I’m actually pretty surprised that your attorney would have allowed a provision of this type to be included in a settlement agreement, but perhaps it was the only way to get the client to agree to such a lower amount. In any event, it is for this reason that it is crucial for a respondent or defendant involved in litigation to read any settlement agreement fully and go through each paragraph with their attorney who should explain everything.
Anyone who runs into financial difficulties and can’t meet the obligations of their settlement agreement should immediately contact their attorney so opposing counsel can be informed of the situation.

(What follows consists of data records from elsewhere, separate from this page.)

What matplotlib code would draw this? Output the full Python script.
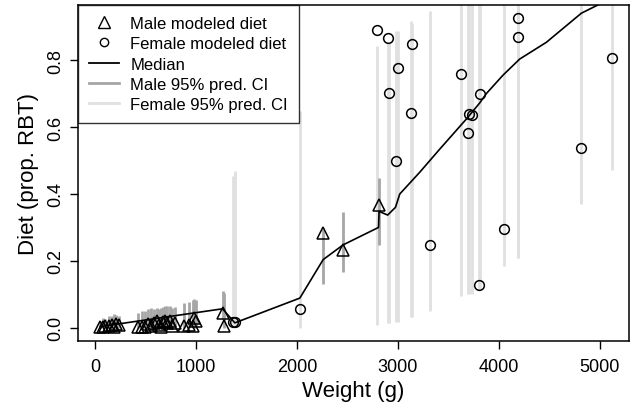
import matplotlib
matplotlib.use("Agg")
import matplotlib.pyplot as plt
from matplotlib.lines import Line2D

plt.rcParams['font.family'] = ['Liberation Sans', 'DejaVu Sans']

# Male modeled diet: weight, value, CI low, CI high
male_w = [55, 80, 100, 140, 165, 185, 210, 235,
          430, 465, 500, 530, 555, 585, 610, 630, 650, 670, 690, 710, 740, 760, 790,
          880, 930, 967, 980, 1000, 1264, 1280, 2261, 2459, 2815]
male_v = [0.003, 0.004, 0.006, 0.005, 0.010, 0.004, 0.012, 0.008,
          0.003, 0.004, 0.003, 0.012, 0.006, 0.015, 0.020, 0.010, 0.004, 0.018, 0.022, 0.015, 0.020, 0.005, 0.015,
          0.005, 0.010, 0.005, 0.030, 0.020, 0.045, 0.005, 0.284, 0.233, 0.368]
male_lo = [0.0, 0.0, 0.0, 0.0, 0.0, 0.0, 0.0, 0.0,
           0.0, 0.0, 0.0, 0.0, 0.0, 0.0, 0.0, 0.0, 0.0, 0.0, 0.0, 0.0, 0.0, 0.0, 0.0,
           0.0, 0.0, 0.0, 0.0, 0.0, 0.027, 0.0, 0.131, 0.168, 0.248]
male_hi = [0.020, 0.030, 0.028, 0.035, 0.036, 0.040, 0.038, 0.035,
           0.045, 0.050, 0.050, 0.055, 0.060, 0.056, 0.060, 0.055, 0.060, 0.062, 0.065, 0.064, 0.066, 0.060, 0.062,
           0.075, 0.078, 0.084, 0.085, 0.084, 0.111, 0.105, 0.295, 0.345, 0.447]

# Female modeled diet
fem_w = [1370, 1386, 2030, 2799, 2904, 2910, 2983, 3007, 3132, 3145, 3320,
         3627, 3700, 3706, 3739, 3805, 3819, 4056, 4188, 4195, 4819, 5119]
fem_v = [0.019, 0.019, 0.055, 0.890, 0.865, 0.701, 0.498, 0.777, 0.643, 0.849, 0.247,
         0.759, 0.582, 0.638, 0.636, 0.127, 0.699, 0.296, 0.925, 0.869, 0.536, 0.807]
fem_lo = [0.007, 0.007, 0.0, 0.010, 0.015, 0.015, 0.019, 0.019, 0.033, 0.033, 0.050,
          0.095, 0.100, 0.100, 0.100, 0.116, 0.116, 0.184, 0.209, 0.209, 0.370, 0.472]
fem_hi = [0.455, 0.470, 0.648, 0.843, 0.853, 0.850, 0.888, 0.888, 0.917, 0.910, 0.947,
          1.0, 1.0, 1.0, 1.0, 1.0, 1.0, 1.0, 1.0, 1.0, 1.0, 1.0]

# Median curve
med_w = [55, 1264, 1386, 2030, 2261, 2459, 2809, 2815, 2900, 2977, 3020, 3218,
         3416, 3680, 3812, 3878, 4043, 4208, 4472, 4819, 5119]
med_v = [0.004, 0.057, 0.015, 0.089, 0.204, 0.248, 0.300, 0.348, 0.337, 0.360, 0.400, 0.465,
         0.534, 0.624, 0.672, 0.700, 0.755, 0.803, 0.853, 0.940, 0.985]

male_ci_col = '#a6a6a6'
fem_ci_col = '#e0e0e0'

fig = plt.figure(figsize=(6.34, 4.10), dpi=100)
ax = fig.add_axes([0.123, 0.166, 0.869, 0.819])

ax.vlines(fem_w, fem_lo, fem_hi, colors=fem_ci_col, linewidth=2.0, zorder=1)
ax.vlines(male_w, male_lo, male_hi, colors=male_ci_col, linewidth=2.0, zorder=2)
ax.plot(med_w, med_v, color='black', linewidth=1.2, zorder=3)
ax.plot(male_w, male_v, linestyle='none', marker='^', markersize=9,
        markerfacecolor='none', markeredgecolor='black', markeredgewidth=1.1, zorder=4)
ax.plot(fem_w, fem_v, linestyle='none', marker='o', markersize=7,
        markerfacecolor='none', markeredgecolor='black', markeredgewidth=1.1, zorder=4)

ax.set_xlim(-168, 5290)
ax.set_ylim(-0.039, 0.964)
ax.set_xticks([0, 1000, 2000, 3000, 4000, 5000])
ax.set_yticks([0.0, 0.2, 0.4, 0.6, 0.8])
ax.set_yticklabels(['0.0', '0.2', '0.4', '0.6', '0.8'], rotation=90, va='center')
ax.tick_params(direction='out', length=6, width=1, labelsize=13, colors='black')
ax.tick_params(axis='y', pad=4)
ax.tick_params(axis='x', pad=6)
for s in ax.spines.values():
    s.set_linewidth(1.1)
ax.set_xlabel('Weight (g)', fontsize=16, labelpad=4)
ax.set_ylabel('Diet (prop. RBT)', fontsize=16, labelpad=6)

handles = [
    Line2D([], [], linestyle='none', marker='^', markersize=8, markerfacecolor='none',
           markeredgecolor='black', markeredgewidth=1.0),
    Line2D([], [], linestyle='none', marker='o', markersize=6, markerfacecolor='none',
           markeredgecolor='black', markeredgewidth=1.0),
    Line2D([], [], color='black', linewidth=1.3),
    Line2D([], [], color=male_ci_col, linewidth=2.0),
    Line2D([], [], color=fem_ci_col, linewidth=2.0),
]
labels = ['Male modeled diet', 'Female modeled diet', 'Median',
          'Male 95% pred. CI', 'Female 95% pred. CI']
leg = ax.legend(handles, labels, loc='upper left', borderaxespad=0, fontsize=12,
                frameon=True, fancybox=False, edgecolor='black', handlelength=1.8,
                handletextpad=0.7, labelspacing=0.32, borderpad=0.65)
leg.get_frame().set_linewidth(1.0)

fig.savefig('out.png', dpi=100)
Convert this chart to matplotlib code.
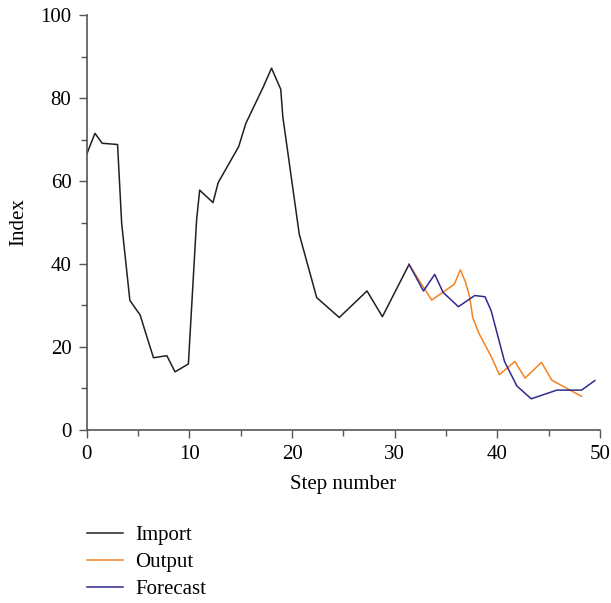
import matplotlib
matplotlib.use("Agg")
import matplotlib.pyplot as plt
from matplotlib.ticker import MultipleLocator

plt.rcParams['font.family'] = ['Liberation Serif', 'DejaVu Serif']

import_x = [0, 0.8, 1.5, 3.0, 3.4, 4.2, 5.2, 5.7, 6.5, 7.8, 8.6, 9.9, 10.7, 11.0, 12.3,
            12.8, 14.8, 15.5, 17.2, 18.0, 18.9, 19.1, 20.7, 21.8, 22.4, 24.6, 27.3,
            28.8, 31.4]
import_y = [66.5, 71.5, 69.1, 68.8, 49.8, 31.2, 27.7, 23.7, 17.4, 17.9, 14.0, 15.9, 50.6,
            57.8, 54.8, 59.6, 68.3, 73.9, 82.7, 87.2, 82.1, 75.5, 47.2, 37.3, 31.9, 27.1,
            33.5, 27.3, 39.9]

output_x = [31.4, 33.6, 35.8, 36.4, 36.9, 37.3, 37.6, 38.2, 39.4, 40.2, 41.7, 42.7, 44.3,
            45.3, 48.2]
output_y = [39.9, 31.3, 35.1, 38.6, 35.6, 32.1, 27.1, 23.3, 17.7, 13.3, 16.5, 12.5, 16.3,
            12.0, 8.1]

forecast_x = [31.4, 32.8, 33.9, 34.7, 36.2, 37.8, 38.8, 39.4, 40.7, 41.9, 43.3, 45.8,
              48.2, 49.5]
forecast_y = [39.9, 33.5, 37.5, 33.2, 29.7, 32.4, 32.1, 28.7, 16.5, 10.6, 7.5, 9.6,
              9.6, 11.9]

fig = plt.figure(figsize=(6.11, 6.03), dpi=100)
ax = fig.add_axes([0.142, 0.287, 0.840, 0.688])

l1, = ax.plot(import_x, import_y, color='#231f20', lw=1.1, label='Import')
l2, = ax.plot(output_x, output_y, color='#f58220', lw=1.1, label='Output')
l3, = ax.plot(forecast_x, forecast_y, color='#2e2a8f', lw=1.1, label='Forecast')

ax.set_xlim(0, 50)
ax.set_ylim(0, 100)
ax.xaxis.set_major_locator(MultipleLocator(10))
ax.xaxis.set_minor_locator(MultipleLocator(5))
ax.yaxis.set_major_locator(MultipleLocator(20))
ax.yaxis.set_minor_locator(MultipleLocator(10))
for s in ['top', 'right']:
    ax.spines[s].set_visible(False)
for s in ['left', 'bottom']:
    ax.spines[s].set_color('#555555')
    ax.spines[s].set_linewidth(1.2)
ax.tick_params(which='both', direction='out', color='#555555', width=1.0,
               labelsize=15, pad=5)
ax.tick_params(which='major', length=6)
ax.tick_params(which='minor', length=4)
ax.set_xlabel('Step number', fontsize=15, labelpad=8)
ax.set_ylabel('Index', fontsize=15, labelpad=9)

fig.legend(handles=[l1, l2, l3], loc='upper left', bbox_to_anchor=(0.129, 0.142),
           frameon=False, fontsize=15, handlelength=1.7, handletextpad=0.6,
           labelspacing=0.36, borderaxespad=0)

fig.savefig('out.png', dpi=100)
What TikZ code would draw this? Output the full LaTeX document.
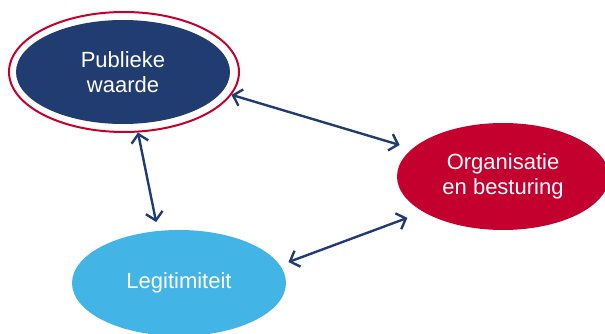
\documentclass[tikz,border=0pt]{standalone}
\usepackage{fontspec}
\setmainfont{Liberation Sans}
\usetikzlibrary{shapes.geometric, arrows.meta}
\definecolor{pwblue}{HTML}{213C70}
\definecolor{orgred}{HTML}{C4002F}
\definecolor{legblue}{HTML}{42B4E5}
\tikzset{
	x=1pt, y=-1pt, % one unit is one pixel of the original, y runs down
	<->, % every connector points both ways
	>={Straight Barb[length=8pt, width=17pt]}, % open arrow heads
	every node/.style={ellipse, inner sep=0pt, text=white, align=center, font=\fontsize{22}{25}\selectfont}, % white text in ovals
	ring/.style={draw=orgred, line width=2pt, minimum width=230pt, minimum height=120pt}, % red ring round the main oval
	pwstate/.style={fill=pwblue, minimum width=214pt, minimum height=104pt},
	orgstate/.style={fill=orgred, minimum width=212pt, minimum height=107pt},
	legstate/.style={fill=legblue, minimum width=214pt, minimum height=106pt},
	link/.style={color=pwblue, line width=2.4pt}, % the connectors
}
\begin{document}
\begin{tikzpicture}
	\useasboundingbox (0,0) rectangle (605,334);
			\node[ring] (pwring) at (124,72) {};
			\node[pwstate] (pw) at (123,72) {Publieke\\waarde};
			\node[orgstate] (org) at (503,176.5) {Organisatie\\en besturing};
			\node[legstate] (legit) at (179,283) {Legitimiteit};
	\path[link] (pwring.-12) edge[shorten >=13pt] (org.163)
			(pwring.-77) edge[shorten >=9pt] (legit.112)
			(legit.10) edge[shorten <=9pt, shorten >=17pt] (org.204);
	\end{tikzpicture}
\end{document}
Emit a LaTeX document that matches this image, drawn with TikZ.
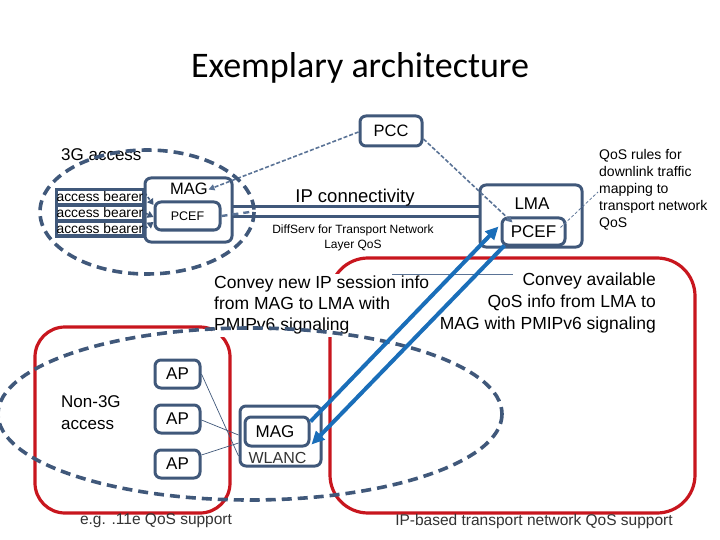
\documentclass[tikz,border=0pt]{standalone}
\usepackage{fontspec}
\setmainfont{Liberation Sans}
\newfontfamily\titlefont{Carlito}
\usetikzlibrary{arrows.meta}
\definecolor{slate}{RGB}{64,88,122}
\definecolor{dashc}{RGB}{90,115,150}
\definecolor{redc}{RGB}{200,22,30}
\definecolor{bluec}{RGB}{26,110,185}
\newcommand{\fsz}[2]{\fontsize{#1}{#2}\selectfont}
\begin{document}
\begin{tikzpicture}[x=1pt,y=-1pt,
  box/.style={draw=slate, line width=3pt, rounded corners=6pt, inner sep=0pt, fill=white},
  bearer/.style={draw=slate, line width=3.2pt, inner sep=0pt, minimum width=86pt, minimum height=15pt, font=\fsz{13.8}{14}},
  lbl/.style={inner sep=0pt, font=\fsz{17}{20}},
  pccline/.style={draw=dashc, line width=1.6pt, dash pattern=on 4pt off 2pt, -{Triangle[length=6pt,width=6pt]}},
  bigdash/.style={draw=slate, line width=3.6pt, dash pattern=on 10pt off 6pt},
  redbox/.style={draw=redc, line width=3.2pt},
  blarrow/.style={draw=bluec, line width=4pt, -{Triangle[length=13pt,width=12pt]}},
  thin/.style={draw=slate, line width=0.7pt}
]
\useasboundingbox (0,0) rectangle (720,540);

% title
\node[inner sep=0pt, font=\titlefont\fsz{36}{40}] (title) at (360,68) {Exemplary architecture};

% red regions
\draw[redbox, rounded corners=30pt] (35,327) rectangle (230,513);
\draw[redbox, rounded corners=38pt] (330,258) rectangle (695,513);

% PCC
\node[box, minimum width=62pt, minimum height=30pt, font=\fsz{16.5}{18}] (pcc) at (391,131) {PCC};

% 3G access
\node[lbl, anchor=west] (l3g) at (61,155) {3G access};
\node[bearer] (ab1) at (100,197) {access bearer};
\node[bearer] (ab2) at (100,213) {access bearer};
\node[bearer] (ab3) at (100,228.5) {access bearer};

% pipe
\coordinate (pipeL1) at (232,207); \coordinate (pipeR1) at (480,207);
\coordinate (pipeL2) at (232,217); \coordinate (pipeR2) at (480,217);
\draw[slate, line width=3pt] (pipeL1) -- (pipeR1);
\draw[slate, line width=3pt] (pipeL2) -- (pipeR2);

\node[box, minimum width=87pt, minimum height=64pt] (mag3g) at (188.5,210) {};
\node[lbl, font=\fsz{16.5}{18}] (mag3gt) at (189,189) {MAG};
\node[box, minimum width=65pt, minimum height=28pt, font=\fsz{12.5}{14}] (pcef3g) at (187.5,216) {PCEF};

\coordinate (pd) at (250,212);
\draw[draw=dashc, line width=2.4pt, dash pattern=on 6pt off 5pt] (pcef3g.east) -- (pd);

\draw[draw=slate, line width=1.6pt, dash pattern=on 3pt off 2pt, -{Triangle[length=6pt,width=7pt]}] ([yshift=4pt]ab1.east) -- ([yshift=11pt]pcef3g.west);
\draw[draw=slate, line width=1.6pt, dash pattern=on 3pt off 2pt, -{Triangle[length=6pt,width=7pt]}] (ab2.east) -- ([yshift=-1pt]pcef3g.west);
\draw[draw=slate, line width=1.6pt, dash pattern=on 3pt off 2pt, -{Triangle[length=6pt,width=7pt]}] (ab3.east) -- ([yshift=-6pt]pcef3g.west);

\node[lbl, font=\fsz{18.5}{20}] (ipc) at (355,198) {IP connectivity};
\node[inner sep=0pt, align=center, font=\fsz{12}{15}] (diff) at (353,238) {DiffServ for Transport Network\\Layer QoS};

% LMA
\node[box, minimum width=102pt, minimum height=62pt] (lma) at (531,216) {};
\node[lbl, font=\fsz{17}{18}] (lmat) at (532,204) {LMA};
\node[box, minimum width=63pt, minimum height=27pt, font=\fsz{17}{18}] (lpcef) at (533.5,231.5) {PCEF};

% QoS rules
\node[inner sep=0pt, anchor=north west, align=left, font=\fsz{14}{17}] (qos) at (599,149) {QoS rules for\\downlink traffic\\mapping to\\transport network\\QoS};
\coordinate (qosp) at (598,192);
\draw[draw=dashc, line width=0.8pt, dash pattern=on 3pt off 2pt] ([xshift=-6pt,yshift=4pt]lpcef.east) -- (qosp);

% PCC lines
\draw[pccline] ([yshift=-1pt]pcc.west) -- ([xshift=-13pt,yshift=11pt]pcef3g.north east);
\draw[pccline] ([yshift=-8pt]pcc.east) -- ([xshift=-21pt,yshift=-6pt]lpcef.north);

% convey texts
\node[inner sep=2pt, fill=white, anchor=north west, align=left, font=\fsz{17.5}{21}] (conv1) at (212,274) {Convey new IP session info\\from MAG to LMA with\\PMIPv6 signaling};
\node[inner sep=0pt, anchor=north east, align=right, font=\fsz{17.5}{22}] (conv2) at (656,273) {Convey available\\QoS info from LMA to\\MAG with PMIPv6 signaling};
\coordinate (cl1) at (392,274); \coordinate (cl2) at (513,274);
\draw[draw=dashc, line width=0.8pt] (cl1) -- (cl2);

% Non-3G
\node[inner sep=0pt, anchor=north west, align=left, font=\fsz{17}{22}] (n3g) at (61,395) {Non-3G\\access};
\node[box, minimum width=45pt, minimum height=28pt, font=\fsz{17}{18}] (ap1) at (177.5,374) {AP};
\node[box, minimum width=45pt, minimum height=28pt, font=\fsz{17}{18}] (ap2) at (177.5,419) {AP};
\node[box, minimum width=45pt, minimum height=28pt, font=\fsz{17}{18}] (ap3) at (177.5,464) {AP};

\node[box, minimum width=81pt, minimum height=60pt] (wlanc) at (280.5,436) {};
\node[inner sep=0pt, font=\fsz{16}{18}, text=black!80] (wlanct) at (277.5,458) {WLANC};
\node[box, minimum width=64pt, minimum height=29pt] (wmag) at (277,431.5) {};
\node[lbl, font=\fsz{17}{18}] (wmagt) at (275,431.5) {MAG};

\draw[thin] (ap1.east) -- ([yshift=-20pt]wlanc.west);
\draw[thin] ([yshift=-1pt]ap2.east) -- ([yshift=1pt]wlanc.west);
\draw[thin] ([yshift=9pt]ap3.east) -- ([yshift=-7pt]wlanc.west);

% dashed domain ellipses
\draw[bigdash] (147,212) ellipse [x radius=107, y radius=62];
\draw[bigdash] (250,414) ellipse [x radius=252, y radius=86];

% PMIPv6 signalling arrows
\draw[blarrow] ([yshift=10pt]wmag.east) -- ([xshift=-2pt,yshift=5pt]lpcef.west);
\draw[blarrow] ([xshift=4pt,yshift=1pt]lpcef.south west) -- ([xshift=1pt,yshift=3pt]wmag.south east);

% captions
\node[inner sep=0pt, font=\fsz{15.5}{17}, text=black!80] (cap1) at (156,521) {e.g. .11e QoS support};
\node[inner sep=0pt, font=\fsz{15.5}{17}, text=black!80] (cap2) at (534,521) {IP-based transport network QoS support};
\end{tikzpicture}
\end{document}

Additionally, anyone in a similar situation who runs into financial difficulties and can’t meet their obligations under the terms of a settlement agreement, should immediately contact their attorney so opposing counsel can be informed of the situation. This at least gives you the opportunity to try and make other arrangements before the opposing counsel holds the representative to be in breach of the agreement. The opposing attorney may not be willing to give you more time or make other arrangements, but I have found that respondents or defendants who show good faith in trying to meet their obligations, can usually buy some goodwill with opposing counsel. Of course, if late or missing payments become habitual, all bets are off.
Nevertheless, as I suggested, it may be worth the effort to speak to your attorney and see if you can work something out. Perhaps paying some additional interest may mollify the customer.